PLDT revealed that the probe, which was undertaken by an external counsel, found no evidence of fraud, intentional concealment, or bad faith conduct on the part of any employee.
In late December of last year, PLDT discovered that it did not document 48 billion pesos ($869 million) in purchase orders, causing a record plunge in its share price.
Shares dropped by as much as 19 percent, with PLDT chairman Manuel V. Pangilinan (MVP) quoted as saying at the time that "heads will roll" in the wake of the overspending, noting that he was made aware of the issue in October of last year.

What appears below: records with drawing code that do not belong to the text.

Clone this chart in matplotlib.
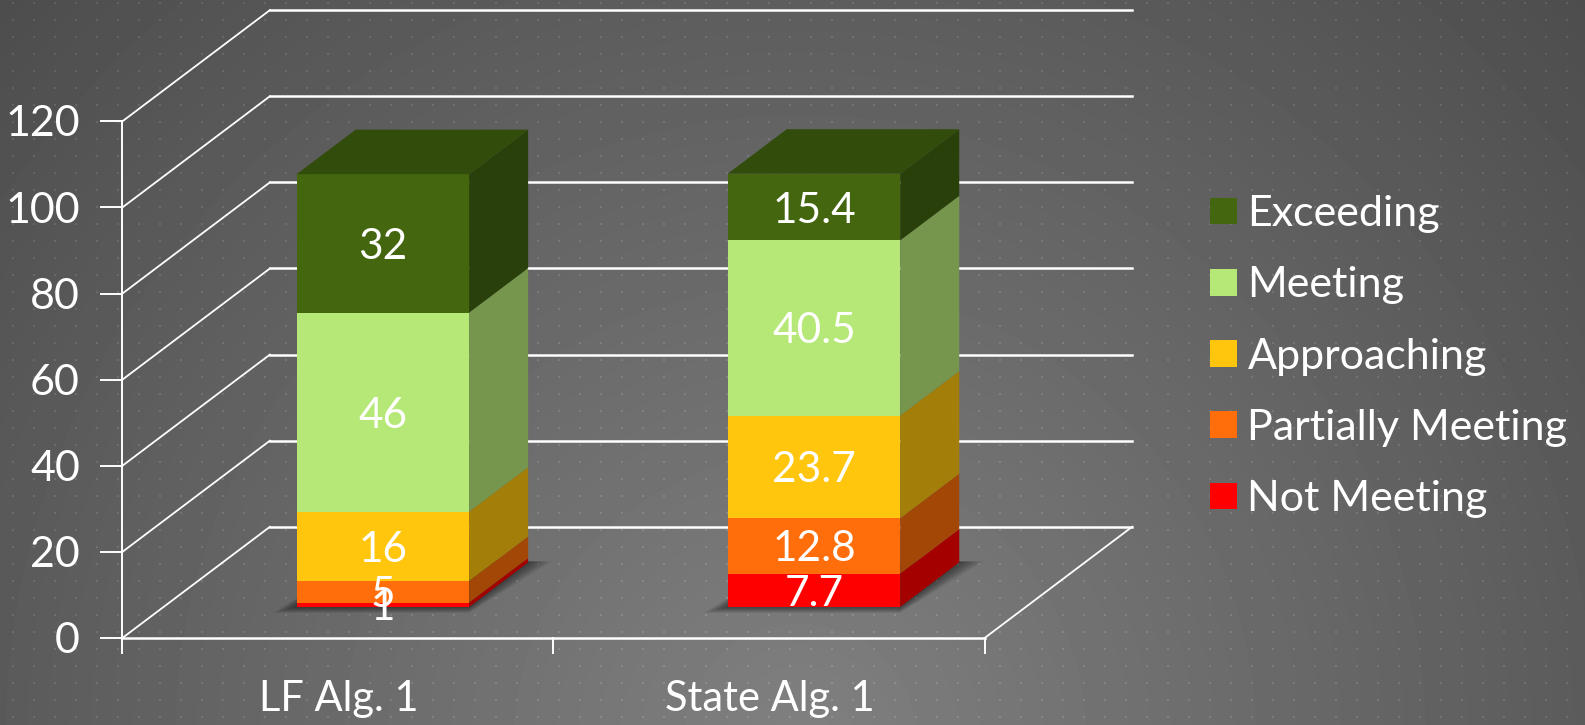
import numpy as np
import matplotlib
matplotlib.use("Agg")
import matplotlib.pyplot as plt
from matplotlib.patches import Polygon

categories = ["LF Alg. 1", "State Alg. 1"]
series_names = ["Not Meeting", "Partially Meeting", "Approaching", "Meeting", "Exceeding"]
not_meeting = [1, 7.7]
partially_meeting = [5, 12.8]
approaching = [16, 23.7]
meeting = [46, 40.5]
exceeding = [32, 15.4]
y_ticks = [0, 20, 40, 60, 80, 100, 120]

front_colors = ["#ff0000", "#ff6e0a", "#ffc60d", "#b6e878", "#43660f"]
side_colors = ["#a50000", "#a34706", "#a37e08", "#75964c", "#2a400a"]
top_color = "#324d0b"

plt.rcParams["font.family"] = ["Lato", "DejaVu Sans"]
W, H = 1585, 725
fig = plt.figure(figsize=(W / 100, H / 100), dpi=100)
ax = fig.add_axes([0, 0, 1, 1])
ax.set_xlim(0, 1568)
ax.set_ylim(717, 0)
ax.axis("off")

# background: radial gradient with faint dot lattice
yy, xx = np.mgrid[0:H, 0:W]
dist = np.hypot(xx - 800, yy - 740)
bg = 128 - 0.047 * dist
dots = ((xx - 1104) % 21 < 2) & ((yy - 19) % 17 < 2)
bg = bg + dots * 18
ax.imshow(np.clip(bg, 0, 255) / 255, cmap="gray", vmin=0, vmax=1,
          extent=(0, 1568, 717, 0), aspect="auto", zorder=0, interpolation="bilinear")

# pseudo-3D projection
X0, Y0 = 121, 631
CAT_W = 426.5
VAL_H = 4.258
DEPTH_X, DEPTH_Y = 146, -110
BAR_VAL_H = 4.28


def proj(c, v, d, val_h=VAL_H):
    return (X0 + c * CAT_W + d * DEPTH_X, Y0 - v * val_h + d * DEPTH_Y)


WHITE = "#ffffff"
for v in y_ticks:
    x0, y0 = proj(0, v, 0)
    x1, y1 = proj(0, v, 1)
    x2, y2 = proj(2, v, 1)
    ax.plot([x0 - 21, x0], [y0, y0], color=WHITE, lw=1.4, zorder=1)
    ax.plot([x0, x1], [y0, y1], color=WHITE, lw=1.3, zorder=1)
    ax.plot([x1, x2], [y1, y2], color=WHITE, lw=1.8, zorder=1)
    ax.text(x0 - 42, y0 + 3, str(v), color=WHITE, fontsize=31, ha="right", va="center", zorder=6)

# axis lines
ax.plot(*zip(proj(0, 0, 0), proj(0, y_ticks[-1], 0)), color=WHITE, lw=1.4, zorder=1)
ax.plot(*zip(proj(0, 0, 0), proj(2, 0, 0)), color=WHITE, lw=1.8, zorder=1)
ax.plot(*zip(proj(2, 0, 0), proj(2, 0, 1)), color=WHITE, lw=1.3, zorder=1)
for c in range(3):
    x, y = proj(c, 0, 0)
    ax.plot([x, x], [y, y + 15], color=WHITE, lw=1.4, zorder=1)
for i, name in enumerate(categories):
    x, y = proj(i + 0.5, 0, 0)
    ax.text(x + 1, y + 60, name, color=WHITE, fontsize=30, ha="center", va="center", zorder=6)

# bars
D0, D1 = 0.28, 0.68
BAR_W = 0.4
SHIFT = 0.0085
stack = np.array([not_meeting, partially_meeting, approaching, meeting, exceeding], dtype=float)
for i in range(len(categories)):
    c = i + 0.5 + SHIFT
    cl, cr = c - BAR_W / 2, c + BAR_W / 2
    # soft shadow
    a, b, e, f = proj(cl, 0, D0), proj(cr, 0, D0), proj(cr, 0, D1), proj(cl, 0, D1)
    for grow in np.linspace(24, 2, 12):
        ax.add_patch(Polygon([(a[0] - grow, a[1] + grow * 0.25), (b[0], b[1] + grow * 0.25),
                              (e[0] + grow, e[1] - 1), (f[0], f[1])],
                             closed=True, facecolor="black", edgecolor="none", alpha=0.045, zorder=2))
    base = 0.0
    for k in range(stack.shape[0]):
        top = base + stack[k, i]
        p = lambda cc, vv, dd: proj(cc, vv, dd, BAR_VAL_H)
        ax.add_patch(Polygon([p(cr, base, D0), p(cr, top, D0), p(cr, top, D1), p(cr, base, D1)],
                             closed=True, facecolor=side_colors[k], edgecolor="none", zorder=3))
        ax.add_patch(Polygon([p(cl, base, D0), p(cr, base, D0), p(cr, top, D0), p(cl, top, D0)],
                             closed=True, facecolor=front_colors[k], edgecolor="none", zorder=4))
        tx, ty = p(c, (base + top) / 2, D0)
        val = stack[k, i]
        ax.text(tx, ty, f"{val:g}", color=WHITE, fontsize=30.5, ha="center", va="center_baseline", zorder=7)
        base = top
    p = lambda cc, vv, dd: proj(cc, vv, dd, BAR_VAL_H)
    ax.add_patch(Polygon([p(cl, base, D0), p(cr, base, D0), p(cr, base, D1), p(cl, base, D1)],
                         closed=True, facecolor=top_color, edgecolor="none", zorder=4))

# legend
for j, name in enumerate(reversed(series_names)):
    y = 209 + j * 70.3
    idx = len(series_names) - 1 - j
    ax.add_patch(Polygon([(1197, y - 13), (1224, y - 13), (1224, y + 13), (1197, y + 13)],
                         closed=True, facecolor=front_colors[idx], edgecolor="none", zorder=5))
    ax.text(1234, y + 3, name, color=WHITE, fontsize=31, ha="left", va="center", zorder=6)

fig.savefig("out.png", dpi=100)
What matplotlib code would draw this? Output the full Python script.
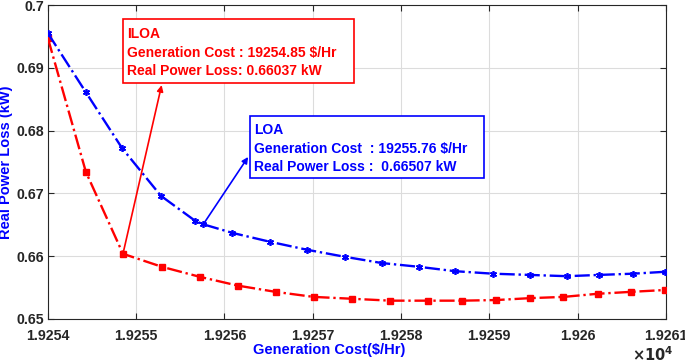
import matplotlib

matplotlib.use("Agg")
import matplotlib.pyplot as plt
from matplotlib.patches import Rectangle

plt.rcParams["font.family"] = ["Liberation Sans", "DejaVu Sans"]
plt.rcParams["font.weight"] = "bold"

# ILOA curve (red squares)
iloa_cost = [19254.00, 19254.43, 19254.85, 19255.29, 19255.72, 19256.15,
             19256.58, 19257.01, 19257.45, 19257.88, 19258.31, 19258.69,
             19259.08, 19259.46, 19259.84, 19260.23, 19260.60, 19260.99]
iloa_loss = [0.6947, 0.6734, 0.66037, 0.6583, 0.6567, 0.6553,
             0.6543, 0.6535, 0.6532, 0.6529, 0.6529, 0.6529,
             0.6530, 0.6533, 0.6535, 0.6540, 0.6543, 0.6546]

# LOA curve (blue stars)
loa_cost = [19254.00, 19254.43, 19254.84, 19255.28, 19255.67, 19255.76,
            19256.09, 19256.51, 19256.94, 19257.36, 19257.78, 19258.20,
            19258.61, 19259.04, 19259.46, 19259.88, 19260.24, 19260.63,
            19260.99]
loa_loss = [0.6955, 0.6861, 0.6772, 0.6696, 0.6656, 0.66507,
            0.6637, 0.6623, 0.6610, 0.6599, 0.6589, 0.6583,
            0.6576, 0.6572, 0.6570, 0.6568, 0.6570, 0.6572,
            0.6575]

best_iloa = (19254.85, 0.66037)
best_loa = (19255.76, 0.66507)
iloa_text = "ILOA\nGeneration Cost : 19254.85 \\$/Hr\nReal Power Loss: 0.66037 kW"
loa_text = "LOA\nGeneration Cost  : 19255.76 \\$/Hr\nReal Power Loss :  0.66507 kW"

x_ticks = [19254, 19255, 19256, 19257, 19258, 19259, 19260, 19261]
y_ticks = [0.65, 0.66, 0.67, 0.68, 0.69, 0.70]

fig = plt.figure(figsize=(6.85, 3.64), dpi=100)
ax = fig.add_axes([0.070, 0.124, 0.902, 0.862])

ax.plot(iloa_cost, iloa_loss, color="#ff0000", ls="-.", lw=1.7,
        marker="s", ms=4.8, zorder=3)
ax.plot(loa_cost, loa_loss, color="#0000ff", ls="-.", lw=1.7,
        marker=(6, 2, 0), ms=5, mew=1.2, zorder=3)

ax.set_xlim(19254, 19261)
ax.set_ylim(0.65, 0.70)
ax.set_xticks(x_ticks)
ax.set_xticklabels([f"{v / 1e4:g}" for v in x_ticks])
ax.set_yticks(y_ticks)
ax.set_yticklabels([f"{v:g}" for v in y_ticks])
ax.tick_params(direction="in", top=True, right=True, length=4,
               colors="#262626", labelsize=10.2, width=0.8)
ax.tick_params(axis="x", pad=7)
ax.tick_params(axis="y", pad=3)
for lab in ax.get_xticklabels() + ax.get_yticklabels():
    lab.set_fontweight("bold")
for sp in ax.spines.values():
    sp.set_color("#262626")
    sp.set_linewidth(0.8)
ax.grid(True, color="#dcdcdc", lw=0.8)
ax.set_axisbelow(True)

ax.set_xlabel("Generation Cost(\\$/Hr)", color="#0000ff", fontsize=10.5,
              fontweight="bold")
ax.xaxis.set_label_coords(0.455, -0.078)
ax.set_ylabel("Real Power Loss (kW)", color="#0000ff", fontsize=10.5,
              fontweight="bold")
ax.yaxis.set_label_coords(-0.056, 0.5)
fig.text(0.922, 0.008, r"$\times\mathbf{10^4}$", fontsize=10.5, color="#262626")

# annotation boxes (axes fraction)
ax.add_patch(Rectangle((0.121, 0.752), 0.374, 0.203, transform=ax.transAxes,
                       fc="white", ec="#ff0000", lw=1.2, zorder=4))
ax.add_patch(Rectangle((0.327, 0.449), 0.379, 0.197, transform=ax.transAxes,
                       fc="white", ec="#0000ff", lw=1.2, zorder=4))
ax.text(0.128, 0.93, iloa_text, transform=ax.transAxes, color="#ff0000",
        fontsize=10, fontweight="bold", va="top", ha="left", linespacing=1.42,
        zorder=5)
ax.text(0.334, 0.624, loa_text, transform=ax.transAxes, color="#0000ff",
        fontsize=10, fontweight="bold", va="top", ha="left", linespacing=1.42,
        zorder=5)

ax.annotate("", xy=(0.184, 0.745), xycoords="axes fraction",
            xytext=best_iloa, textcoords="data",
            arrowprops=dict(arrowstyle="-|>", color="#ff0000", lw=1.2,
                            mutation_scale=9, shrinkA=0, shrinkB=0))
ax.annotate("", xy=(0.324, 0.516), xycoords="axes fraction",
            xytext=best_loa, textcoords="data",
            arrowprops=dict(arrowstyle="-|>", color="#0000ff", lw=1.2,
                            mutation_scale=9, shrinkA=0, shrinkB=0))

fig.savefig("out.png", dpi=100)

But according to Bloomberg, PLDT has cut this budget overrun by a third, after it signed an agreement with major vendors, which accounted for 80 percent of its outstanding commitment as of end-2022, reducing PLDT's overrun to 33 billion pesos ($608 million).
“We’ve been in the trenches trying to solve this issue. It’s now incumbent upon management and the board to get back on the saddle and move on and move forward,” Pangilinan said in a briefing today (March 23).
PLDT, whose shareholders include Japan's NTT and Hong Kong's First Pacific Co., reported its 2022 net income dropped by 60 percent to 10.5 billion pesos ($193m).
The earnings briefing is reportedly the first time PLDT has faced the media since the announcement of its CapEx overrun last year.
The overrun led to a class action lawsuit being filed against the telco from the US by Sophia Olsson, who is said to be a holder of PLDT securities.
In the 45-page document filed on Court Listener, Olsson noted she had purchased or otherwise acquired publicly traded PLDT securities between January 1, 2019, and December 19, 2022.
Pangilinan is named as one of the nine current or former employees who is a defendant in the case.
Olsson argues that PLDT issued “materially false and misleading statements” during this period and that she was seeking compensation, and demands a trial by jury.
“As a result of the defendant’s wrongful acts and omissions, and the precipitous decline in the market value of the company’s common shares, the plaintiff and other class members have suffered significant losses and damages,” the case read.
Earlier this month, PLDT agreed to sell just over 1,000 telecommunication towers as part of a sale and leaseback deal with Frontier Tower Associates Philippines, in a deal expected to net the company $220 million.